American wigeon drake flying over wetland. Photo by Phil Kahnke

Phil Kahnke

A round of freezing temperatures and snow over the weekend in parts of Canada, North Dakota, and South Dakota produced the first significant migration event of the season for the Central Flyway. Read on for more details on where hunters are seeing ducks and geese on the move and just how far north the bulk of the birds remain heading into the middle of November.

The concern heading into last weekend was that the season’s first taste of winter weather was going to be enough to slam the door shut on hunting opportunities in the northern section of the Central Flyway. With the cold front now in the rearview mirror, it appears that the door has closed slightly but remains open for the time being.

“We most certainly saw the first significant migration event of the season over the weekend, with white-fronted geese, sandhill cranes, Canada geese, and snow geese all on the move, but our season is not over quite yet,” reports John Palarski, migratory game bird supervisor with the North Dakota Game and Fish Department. “Overnight temperatures were cold for a few nights, but it just wasn’t enough to make ice on our bigger water bodies. And even on some of the smaller lakes and wetlands, there are birds keeping a hole open.”

Temperatures this week across the northern Central Flyway are expected to return to well above freezing, and much of the snow that fell across the region has already melted, Palarski reports.

“We were shooting gadwalls and wigeon over the weekend, which tells me that the season-ending migration event has yet to occur, at least here in North Dakota,” says Palarski.

Chris Hustad, who primarily targets snow geese in central North Dakota, reports that the state picked up a significant number of light geese over the weekend, and he expects that with the forecasted warm-up, the birds aren’t going anywhere anytime soon.

“I was texting with some contacts in southeastern Saskatchewan over the weekend, and they said it was just lines of snows, nosebleed high in the sky, heading our way, and thankfully those birds did show up,” Hustad says. “It is probably one of the latest migrations of snow geese into North Dakota that I can remember, and I’ve been chasing them for 30 years now. They were hitting the corn hard when they arrived, but with the warmer temperatures coming, you can just see that there isn’t the urgency in their daily movement. They are settled in now, in full-on staging mode, and it will take another good blast of winter to get them moving again.”

It is a similar story in South Dakota, where hunter and guide Ben Fujan notes that the first significant migration of the season arrived over the weekend.
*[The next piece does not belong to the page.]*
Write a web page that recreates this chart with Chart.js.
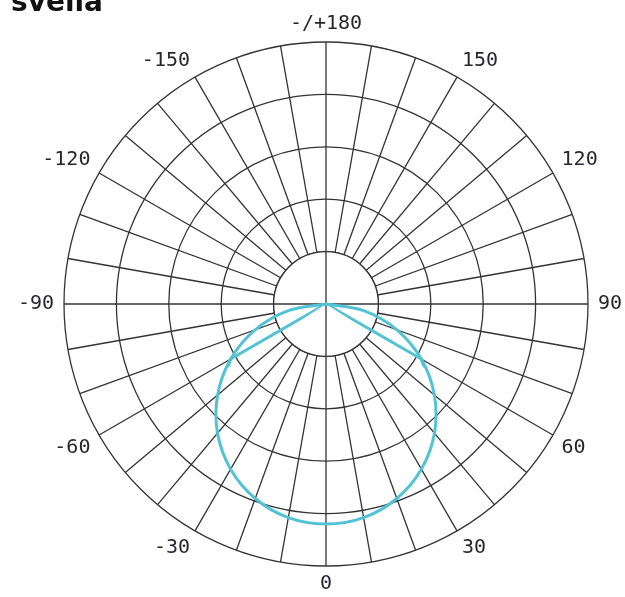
<!DOCTYPE html>
<html><head><meta charset="utf-8">
<script src="https://cdn.jsdelivr.net/npm/chart.js@4/dist/chart.umd.min.js"></script>
<style>
html,body{margin:0;padding:0;background:#fff;overflow:hidden}
#wrap{position:relative;width:625px;height:597px}
#brand{position:absolute;left:11px;top:-12px;font-family:"DejaVu Sans";font-weight:bold;font-size:28px;line-height:28px;color:#111;z-index:2}
canvas{position:absolute;left:0;top:0}
</style></head><body>
<div id="wrap"><div id="brand">svella</div><canvas id="c" width="625" height="597"></canvas></div>
<script>
// gamma angles (deg), clockwise from top
const angles = [180,170,160,150,140,130,120,110,100,90,80,70,60,50,40,30,20,10,0,
  -10,-20,-30,-40,-50,-60,-70,-80,-90,-100,-110,-120,-130,-140,-150,-160,-170];
// tick labels shown around the diagram
const tickAngles = [180,150,120,90,60,30,0,-30,-60,-90,-120,-150];
const tickTexts  = ['-/+180','150','120','90','60','30','0','-30','-60','-90','-120','-150'];
// intensity, plane C0-C180 (smooth)
const seriesC0 = [0,0,0,0,0,0,0,0,0,0,0.73,1.44,2.10,2.70,3.22,3.64,3.95,4.14,4.20,
  4.14,3.95,3.64,3.22,2.70,2.10,1.44,0.73,0,0,0,0,0,0,0,0,0];
// intensity, plane C90-C270
const seriesC90 = [0,0,0,0,0,0,0,0,0,0,0,0,2.10,2.70,3.22,3.64,3.95,4.14,4.20,
  4.14,3.95,3.64,3.22,2.70,2.10,0,0,0,0,0,0,0,0,0,0,0];
const ringMax = 5;

const gridColor = '#333333';
const curveColor = '#52c2d5';

const hubPlugin = {
  id: 'hub',
  beforeDatasetsDraw(chart) {
    const s = chart.scales.r, ctx = chart.ctx;
    const r1 = s.getDistanceFromCenterForValue(1);
    ctx.save();
    ctx.beginPath();
    ctx.arc(s.xCenter, s.yCenter, r1, 0, Math.PI * 2);
    ctx.fillStyle = '#fff';
    ctx.fill();
    ctx.strokeStyle = gridColor;
    ctx.lineWidth = 1.3;
    ctx.stroke();
    [0, 9, 18, 27].forEach(i => {
      const p = s.getPointPosition(i, r1);
      ctx.beginPath();
      ctx.moveTo(s.xCenter, s.yCenter);
      ctx.lineTo(p.x, p.y);
      ctx.stroke();
    });
    ctx.restore();
  }
};

// The C90 curve runs on top of the C0 curve between -60 and 60; only its own
// straight flanks are left visible so the two lines do not double up.
const c90Clip = {
  id: 'c90clip',
  beforeDatasetDraw(chart, args) {
    if (args.index !== 1) return;
    const s = chart.scales.r, ctx = chart.ctx;
    const iR = angles.indexOf(60) + 0.3, iL = angles.indexOf(-60) - 0.3;
    const far = s.drawingArea * 2;
    ctx.save();
    ctx.beginPath();
    ctx.rect(0, 0, chart.width, chart.height);
    ctx.moveTo(s.xCenter, s.yCenter);
    for (let k = iR; k < iL; k += 0.5) {
      const p = s.getPointPosition(k, far);
      ctx.lineTo(p.x, p.y);
    }
    const pe = s.getPointPosition(iL, far);
    ctx.lineTo(pe.x, pe.y);
    ctx.closePath();
    ctx.clip('evenodd');
  },
  afterDatasetDraw(chart, args) {
    if (args.index === 1) chart.ctx.restore();
  }
};

const labelPlugin = {
  id: 'angleLabels',
  afterDraw(chart) {
    const s = chart.scales.r, ctx = chart.ctx;
    ctx.save();
    ctx.font = '20px "DejaVu Sans Mono"';
    ctx.fillStyle = '#26262f';
    ctx.textBaseline = 'middle';
    const h = 16;
    tickAngles.forEach((a, k) => {
      const i = angles.indexOf(a);
      const deg = i * 360 / angles.length;
      const p = s.getPointPosition(i, s.drawingArea + 10);
      let y = p.y;
      if (deg === 0 || deg === 180) ctx.textAlign = 'center';
      else if (deg < 180) ctx.textAlign = 'left';
      else ctx.textAlign = 'right';
      if (deg === 90 || deg === 270) y = p.y;
      else if (deg < 90 || deg > 270) y = p.y - h / 2;
      else y = p.y + h / 2;
      ctx.fillText(tickTexts[k], p.x, y);
    });
    ctx.restore();
  }
};

new Chart(document.getElementById('c'), {
  type: 'radar',
  data: {
    labels: angles.map(String),
    datasets: [
      { label: 'C0-C180', data: seriesC0, borderColor: curveColor, borderWidth: 3, pointRadius: 0, fill: false, tension: 0.33 },
      { label: 'C90-C270', data: seriesC90, borderColor: curveColor, borderWidth: 3, pointRadius: 0, fill: false, tension: 0 }
    ]
  },
  options: {
    responsive: false,
    animation: false,
    devicePixelRatio: 1,
    layout: { padding: { left: 64, right: 37, top: 42, bottom: 31 } },
    plugins: { legend: { display: false }, tooltip: { enabled: false } },
    scales: {
      r: {
        min: 0, max: ringMax,
        startAngle: 0,
        ticks: { display: false, stepSize: 1 },
        grid: { color: gridColor, lineWidth: 1.3, circular: true },
        angleLines: { color: gridColor, lineWidth: 1.3 },
        pointLabels: { display: false }
      }
    }
  },
  plugins: [hubPlugin, c90Clip, labelPlugin]
});
</script>
</body></html>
He remains optimistic about the duck hunting prospects moving forward.

“We saw a lot of snows and Canada geese pushing south over the weekend. There were some ducks pushing as well,” Fujan says. “Lots of divers moved in, and we still have a lot of puddlers like wigeon and gadwalls around. Our speck numbers are good. Swans are behind schedule. The good news for us is that we still have gobs of open water, and I imagine that more will open back up this week. Overall, our duck numbers are really good, and with no significant change in the weather on the horizon, we should have some good hunting in the days to come.”